Internal Control Inspector at the newly-rehabilitated landfill

“Since the establishment of the recycling plant, the situation is better and we have safe working conditions,” says plant worker Sulhiyya Guliyeva. 

She says she worked illegally collecting garbage before the new site was established, in order to provide for her two daughters and sick husband. She’s now employed with a government contract at the new rehabilitated site.

After a triage system using modern sorting machinery, metals, glass, plastics and other recyclables are separated from the non-reusable wastes.

And what can’t be sold for recycling, is sent to Baku’s central landfill nearby, where it is burned in a newly built incinerator, or buried at the landfill.


" We have very good results for this project for the Baku city, so we are thinking about extension of our project on the national scale.
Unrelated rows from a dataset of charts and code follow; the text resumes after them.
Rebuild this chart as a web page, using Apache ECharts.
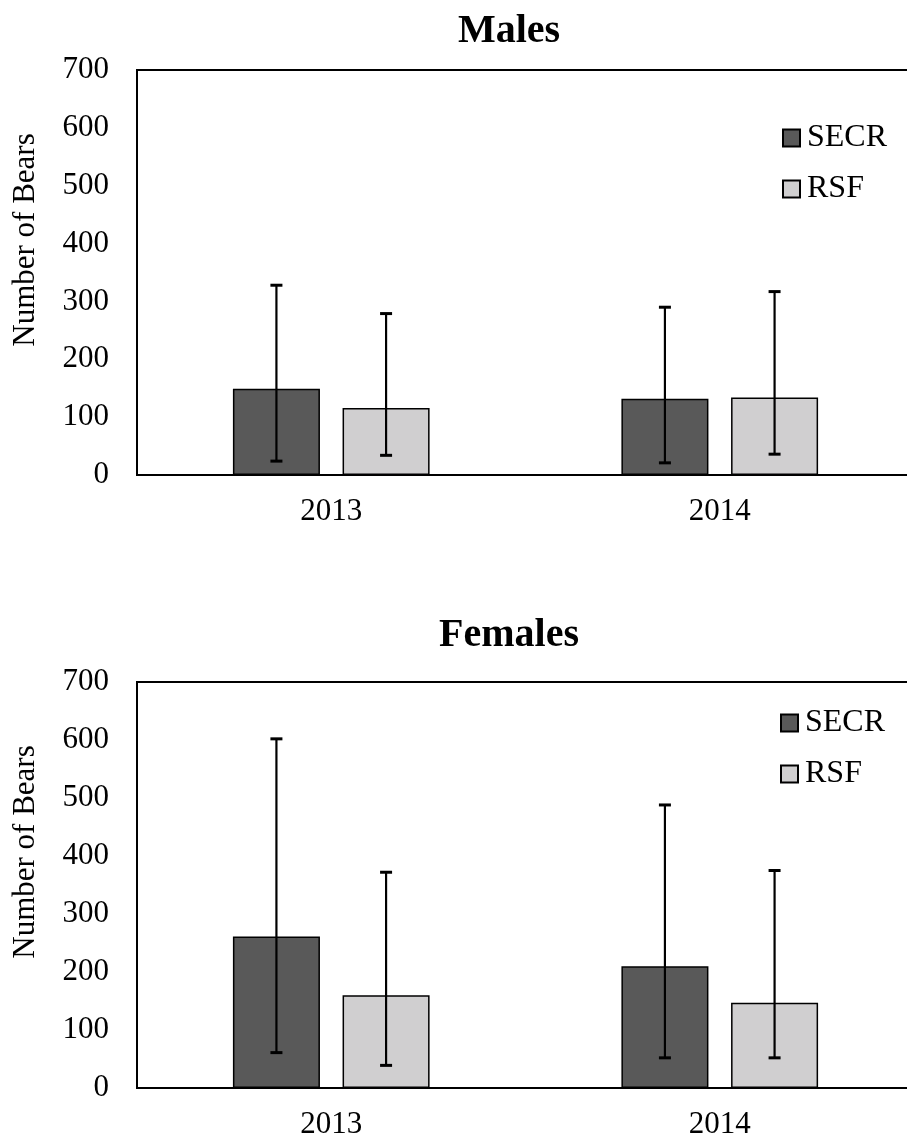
<!DOCTYPE html>
<html>
<head>
<meta charset="utf-8">
<title>Number of Bears</title>
<script src="https://cdn.jsdelivr.net/npm/echarts@6/dist/echarts.min.js"></script>
<style>
  html, body { margin: 0; padding: 0; background: #fff; }
  #chart { width: 907px; height: 1143px; }
</style>
</head>
<body>
<div id="chart"></div>
<script>
// Population estimates by year and method, with confidence limits
const years = ['2013', '2014'];
const yTicks = [0, 100, 200, 300, 400, 500, 600, 700];

const maleSECR = [149, 132];
const maleSECRLow = [24, 21];
const maleSECRHigh = [328, 290];
const maleRSF = [116, 134];
const maleRSFLow = [34, 36];
const maleRSFHigh = [279, 317];

const femaleSECR = [261, 210];
const femaleSECRLow = [61, 52];
const femaleSECRHigh = [602, 488];
const femaleRSF = [160, 147];
const femaleRSFLow = [39, 52];
const femaleRSFHigh = [372, 375];

const FONT = '"Liberation Serif", "Times New Roman", serif';
const BAR_W = 0.224;     // fraction of a category band
const BAR_GAP = 0.26;    // fraction of a bar width

function errRows(low, high) {
  return years.map((y, i) => [i, low[i], high[i]]);
}

function errorBars(name, axis, side, low, high) {
  return {
    type: 'custom',
    name: name,
    xAxisIndex: axis,
    yAxisIndex: axis,
    z: 10,
    silent: true,
    data: errRows(low, high),
    renderItem: function (params, api) {
      const band = api.size([1, 0])[0];
      const off = side * band * (BAR_W + BAR_W * BAR_GAP) / 2;
      const lo = api.coord([api.value(0), api.value(1)]);
      const hi = api.coord([api.value(0), api.value(2)]);
      const x = lo[0] + off;
      const cap = 6;
      const st = { stroke: '#000', lineWidth: 2.2 };
      const cs = { stroke: '#000', lineWidth: 3 };
      return {
        type: 'group',
        children: [
          { type: 'line', shape: { x1: x, y1: lo[1], x2: x, y2: hi[1] }, style: st },
          { type: 'line', shape: { x1: x - cap, y1: hi[1], x2: x + cap, y2: hi[1] }, style: cs },
          { type: 'line', shape: { x1: x - cap, y1: lo[1], x2: x + cap, y2: lo[1] }, style: cs }
        ]
      };
    }
  };
}

function bars(name, axis, values, color) {
  return {
    type: 'bar',
    name: name,
    xAxisIndex: axis,
    yAxisIndex: axis,
    data: values,
    barWidth: (BAR_W * 100) + '%',
    barGap: (BAR_GAP * 100) + '%',
    itemStyle: { color: color, borderColor: '#000', borderWidth: 1.5 },
    emphasis: { disabled: true }
  };
}

function xAxis(grid) {
  return {
    type: 'category',
    gridIndex: grid,
    data: years,
    axisLine: { show: true, lineStyle: { color: '#000', width: 2 } },
    axisTick: { show: false },
    axisLabel: { color: '#000', fontFamily: FONT, fontSize: 31, margin: 21 }
  };
}

function yAxis(grid) {
  return {
    type: 'value',
    gridIndex: grid,
    min: yTicks[0],
    max: yTicks[yTicks.length - 1],
    interval: yTicks[1] - yTicks[0],
    axisLine: { show: true, lineStyle: { color: '#000', width: 2 } },
    axisTick: { show: false },
    splitLine: { show: false },
    axisLabel: { color: '#000', fontFamily: FONT, fontSize: 31, margin: 28 }
  };
}

function legend(left, top) {
  return {
    orient: 'vertical',
    left: left,
    top: top,
    itemWidth: 17,
    itemHeight: 17,
    itemGap: 19,
    icon: 'rect',
    data: ['SECR', 'RSF'],
    selectedMode: false,
    textStyle: { color: '#000', fontFamily: FONT, fontSize: 32, lineHeight: 31, padding: [0, 0, 0, 2] }
  };
}

function grid(top, height) {
  return {
    left: 137, top: top, width: 777, height: height,
    outerBoundsMode: 'none',
    containLabel: false,
    show: true, borderColor: '#000', borderWidth: 2, backgroundColor: 'transparent'
  };
}

const SECR_COLOR = '#595959';
const RSF_COLOR = '#d0cfd0';

const chart = echarts.init(document.getElementById('chart'), null, { renderer: 'canvas' });
chart.setOption({
  backgroundColor: '#fff',
  animation: false,
  title: [
    { text: 'Males', left: 504, top: 7, textAlign: 'center',
      textStyle: { fontFamily: FONT, fontSize: 40, fontWeight: 'bold', color: '#000' } },
    { text: 'Females', left: 504, top: 611, textAlign: 'center',
      textStyle: { fontFamily: FONT, fontSize: 40, fontWeight: 'bold', color: '#000' } }
  ],
  legend: [legend(777, 117), legend(775, 702)],
  grid: [grid(70, 405), grid(682, 406)],
  xAxis: [xAxis(0), xAxis(1)],
  yAxis: [yAxis(0), yAxis(1)],
  graphic: [
    { type: 'text', x: 26, y: 240, rotation: Math.PI / 2,
      style: { text: 'Number of Bears', fontFamily: FONT, fontSize: 31, fill: '#000', align: 'center', verticalAlign: 'middle' } },
    { type: 'text', x: 26, y: 852, rotation: Math.PI / 2,
      style: { text: 'Number of Bears', fontFamily: FONT, fontSize: 31, fill: '#000', align: 'center', verticalAlign: 'middle' } }
  ],
  series: [
    bars('SECR', 0, maleSECR, SECR_COLOR),
    bars('RSF', 0, maleRSF, RSF_COLOR),
    errorBars('SECR limits', 0, -1, maleSECRLow, maleSECRHigh),
    errorBars('RSF limits', 0, 1, maleRSFLow, maleRSFHigh),
    bars('SECR', 1, femaleSECR, SECR_COLOR),
    bars('RSF', 1, femaleRSF, RSF_COLOR),
    errorBars('SECR limits', 1, -1, femaleSECRLow, femaleSECRHigh),
    errorBars('RSF limits', 1, 1, femaleRSFLow, femaleRSFHigh)
  ]
});
</script>
</body>
</html>
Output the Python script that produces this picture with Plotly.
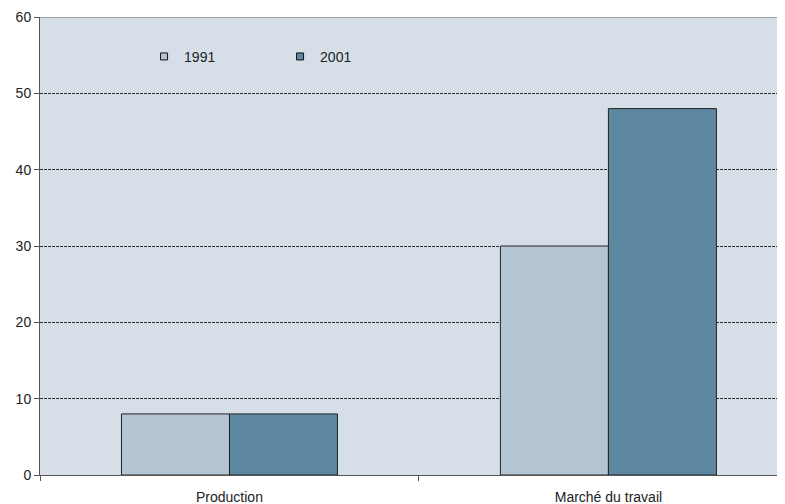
import plotly.graph_objects as go

categories = ["Production", "Marché du travail"]
series_names = ["1991", "2001"]
values_1991 = [8, 30]
values_2001 = [8, 48]
y_ticks = [0, 10, 20, 30, 40, 50, 60]

colors = ["#B4C6D4", "#5E87A1"]

fig = go.Figure()
for name, vals, col in zip(series_names, [values_1991, values_2001], colors):
    fig.add_trace(go.Bar(
        x=categories, y=vals, name=name, showlegend=False,
        marker=dict(color=col, line=dict(color="#222222", width=1)),
    ))
# legend entries with small square symbols
for name, col in zip(series_names, colors):
    fig.add_trace(go.Scatter(
        x=[None], y=[None], mode="markers", name=name,
        marker=dict(symbol="square", size=7, color=col, line=dict(color="#111111", width=1)),
    ))

fig.update_layout(
    width=777, height=496,
    margin=dict(l=32, r=0, t=9, b=29),
    paper_bgcolor="white",
    plot_bgcolor="#D6DFE8",
    barmode="group",
    bargap=0.43,
    bargroupgap=0,
    font=dict(family="Liberation Sans, Arial, sans-serif", size=14, color="#222222"),
    showlegend=True,
    legend=dict(
        orientation="h", x=0.1397, y=0.913, xanchor="left", yanchor="middle",
        bgcolor="rgba(0,0,0,0)", entrywidth=91, entrywidthmode="pixels",
        itemwidth=30, font=dict(size=14, color="#222222"),
    ),
    xaxis=dict(
        range=[-0.5, 1.466],
        showline=True, linecolor="#555555", linewidth=1,
        ticks="outside", ticklen=5, tickcolor="#555555",
        tickson="boundaries", showgrid=False,
        ticklabelstandoff=9, automargin=False,
        tickfont=dict(size=14, color="#222222"),
    ),
    yaxis=dict(
        range=[0, 60], tickvals=y_ticks,
        showline=True, linecolor="#555555", linewidth=1,
        ticks="outside", ticklen=5, tickcolor="#555555",
        showgrid=True, gridcolor="#333333", gridwidth=1, griddash="3px,1px",
        zeroline=False, automargin=False,
        tickfont=dict(size=14, color="#222222"),
    ),
)

fig.add_shape(type="line", xref="paper", yref="y", x0=0, x1=1, y0=60, y1=60,
              line=dict(color="#A0A0A0", width=2), layer="above")

fig.write_html("out.html")
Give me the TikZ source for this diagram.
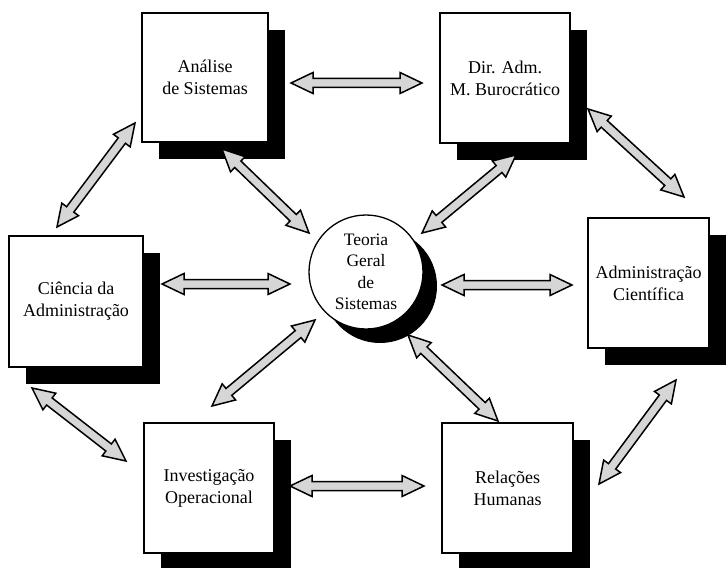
\documentclass[tikz,border=0pt]{standalone}
\usepackage{fontspec}
\setmainfont{Liberation Serif}
\usetikzlibrary{calc,shadows}

\tikzset{
  sysbox/.style={draw, line width=1.3pt, fill=white, align=center,
    inner sep=2pt, font=\fontsize{18}{22}\selectfont,
    drop shadow={shadow xshift=17pt, shadow yshift=-17pt, fill=black, opacity=1}},
  hub/.style={circle, draw, line width=1.3pt, fill=white, align=center,
    minimum size=114pt, inner sep=0pt, font=\fontsize{17.5}{21.5}\selectfont,
    drop shadow={shadow xshift=14pt, shadow yshift=-14pt, fill=black, opacity=1}},
  fatarrowline/.style={draw=black, line width=1.5pt, fill=black!16, line join=miter}
}

% broad hollow double-headed arrow between two named points
\newcommand\fatarrow[2]{%
  \coordinate (faP) at ($(#1)!22pt!(#2)$);
  \coordinate (faQ) at ($(#2)!22pt!(#1)$);
  \draw[fatarrowline] (#1)
    -- ($(faP)!10.5pt!-90:(#2)$) -- ($(faP)!4.5pt!-90:(#2)$)
    -- ($(faQ)!4.5pt!90:(#1)$) -- ($(faQ)!10.5pt!90:(#1)$)
    -- (#2)
    -- ($(faQ)!10.5pt!-90:(#1)$) -- ($(faQ)!4.5pt!-90:(#1)$)
    -- ($(faP)!4.5pt!90:(#2)$) -- ($(faP)!10.5pt!90:(#2)$)
    -- cycle;
}

\begin{document}
\begin{tikzpicture}[x=1pt,y=-1pt]
\useasboundingbox (0,0) rectangle (727,567);

% schools of thought around the central theory
\node[sysbox, minimum width=126pt, minimum height=129pt] (A) at (205,77.5) {Análise\\de Sistemas};
\node[sysbox, minimum width=130pt, minimum height=130pt] (D) at (505,78) {Dir. Adm.\\M. Burocrático};
\node[sysbox, minimum width=134pt, minimum height=131pt] (C) at (76,301.5) {Ciência da\\Administração};
\node[sysbox, minimum width=121pt, minimum height=130pt] (S) at (648.5,283) {Administração\\Científica};
\node[sysbox, minimum width=130pt, minimum height=130pt] (I) at (209,488) {Investigação\\Operacional};
\node[sysbox, minimum width=131pt, minimum height=130pt] (R) at (507.5,488) {Relações\\Humanas};
\node[hub] (T) at (366,272) {Teoria\\Geral\\de\\Sistemas};

% arrow end points
\coordinate (AD1) at (291,83);  \coordinate (AD2) at (422,83);
\coordinate (AT1) at (222,149); \coordinate (AT2) at (309,233);
\coordinate (DT1) at (516,155); \coordinate (DT2) at (422,233);
\coordinate (DS1) at (588,109); \coordinate (DS2) at (684,197);
\coordinate (AC1) at (135,123); \coordinate (AC2) at (57,227);
\coordinate (CT1) at (162,284); \coordinate (CT2) at (290,284);
\coordinate (TS1) at (442,285); \coordinate (TS2) at (572,285);
\coordinate (CI1) at (32,388);  \coordinate (CI2) at (126,461);
\coordinate (IT1) at (212,406); \coordinate (IT2) at (315,320);
\coordinate (TR1) at (408,335); \coordinate (TR2) at (498,421);
\coordinate (IR1) at (290,486); \coordinate (IR2) at (424,486);
\coordinate (SR1) at (676,380); \coordinate (SR2) at (599,484);

\fatarrow{AD1}{AD2}
\fatarrow{AT1}{AT2}
\fatarrow{DT1}{DT2}
\fatarrow{DS1}{DS2}
\fatarrow{AC1}{AC2}
\fatarrow{CT1}{CT2}
\fatarrow{TS1}{TS2}
\fatarrow{CI1}{CI2}
\fatarrow{IT1}{IT2}
\fatarrow{TR1}{TR2}
\fatarrow{IR1}{IR2}
\fatarrow{SR1}{SR2}
\end{tikzpicture}
\end{document}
That means the entire country and its population could soon benefit as well. "

Faiq Sadigov

Environmental Specialist, Ministry of Economic Development

Azerbaijan’s government says the preparation of a national solid waste management strategy is underway, based on successes achieved with the waste management system for Baku. The new, integrated approach of good sanitary disposal, incineration, and waste recycling not only provides safe and environmentally controlled waste management, but also aims at recovering energy and substantially reducing the amount of waste that needs to be sent to a landfill.

“We have very good results for this project for the Baku city, so we are thinking about extension of our project on the national scale,” says Faiq Sadigov, an Environmental Specialist for Azerbaijan’s Ministry of Economic Development.

That means the entire country and its population could soon benefit as well, Sadigov says, from the environmentally safer and better managed methods of solid waste collection and disposal.